When government, employers & unions take domestic violence seriously
By Hassan Yussuff, Derrick Hynes, and the Hon. Patty Hajdu
In the four years since the release of the first-ever pan-Canadian study on the impact of domestic violence at work, unions, employers and governments have embarked on a remarkable joint project to help protect jobs and promote workplace safety.
We now have a common understanding of the magnitude of this problem and we must work together to support workers, mostly but not exclusively women, who are experiencing domestic violence. The evidence is clear. Domestic violence affects attendance, productivity, and retention. It follows people to work and puts jobs and safety at risk.

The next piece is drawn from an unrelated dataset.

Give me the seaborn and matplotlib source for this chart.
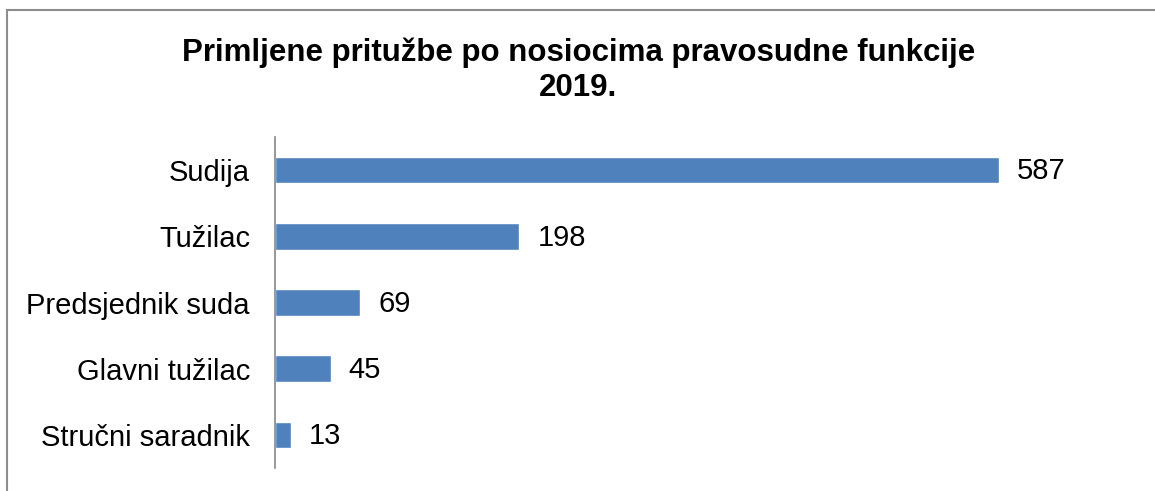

While it’s not the role of employers or unions to eliminate such a complex societal problem, workplaces can have an effect on how a worker is able to respond. The money a woman earns through employment can help her from becoming trapped and isolated in violent relationships, and ensures she can support herself and her children should she decide to leave.
And while not every abusive relationship will escalate to serious injury or death, it happens to women far too frequently – and workplace safety is at risk for her and potentially for her colleagues, as an abuser may look for their target at work.
That’s why, together, governments, employers and unions are taking action. The first step was passing Bill C-65, which clearly recognizes harassment and violence as a workplace hazard. The federal government has provided workers with job-protected, paid domestic violence leave. Employers and unions have negotiated additional paid leave and other workplace supports and accommodations. Unions have built a series of educational tools to better equip union representatives and promote awareness among members.
Our next step is to develop strong regulations on workplace violence that clearly lay out the steps that workplaces should take to respond to domestic violence at work, to manage and reduce risk, and to support workers who are affected. This work should build on positive steps that have already been taken across many organizations.
We are embarking now on a collective effort to promote awareness and ensure that workplaces are prepared.
With support from the Government of Canada, FETCO and the Canadian Labour Congress have partnered with the Centre for Research & Education on Violence against Women & Children at Western University to provide practical, workplace solutions including policies, tools and training materials that clearly delineate employer responsibilities related to domestic violence in the new harassment and violence regulations.
By promoting greater awareness about domestic violence, we hope to challenge the stigma and break the silence that enables the violence to continue – and which can put everyone at the workplace at risk if an abuser’s behaviour escalates.
Abusers seek control over the woman in their life, and isolation is a tool to keep the woman separate from others. People stay silent when they witness or suspect that someone close to them may be experiencing abuse for many reasons. Sometimes it’s uncertainty about whether what is happening is actually abuse. Maybe it’s not understanding how risky a situation really is. It might be that we don’t want to embarrass our co-worker by putting her on the spot, or we think the person is capable of handling it. Or maybe we just aren’t sure what we can do to help.
Breaking the silence is the critical first step for a woman to end the abuse she is experiencing. By giving workers, managers, human resource staff and union representatives tools they need to recognize the warning signs of domestic violence, we can better support and empower people experiencing abuse to safely speak with their friends and co-workers.
Clear workplace policies will be essential to helping manage risk and respond to specific situations. There is no one-size-fits-all approach to addressing domestic violence at work. Each worker will need different supports, and their situation and risk may change over time. But with better awareness and access to training and other resources, we are confident that workplaces will be better prepared to respond, keeping everyone safer, healthier and more productive.
Hassan Yussuff is the President of the Canadian Labour Congress, Derrick Hynes is the President and CEO of the Federally Regulated Employers – Transportation and Communications (FETCO), and the Honourable Patty Hajdu is the Federal Minister of Employment, Workforce Development and Labour.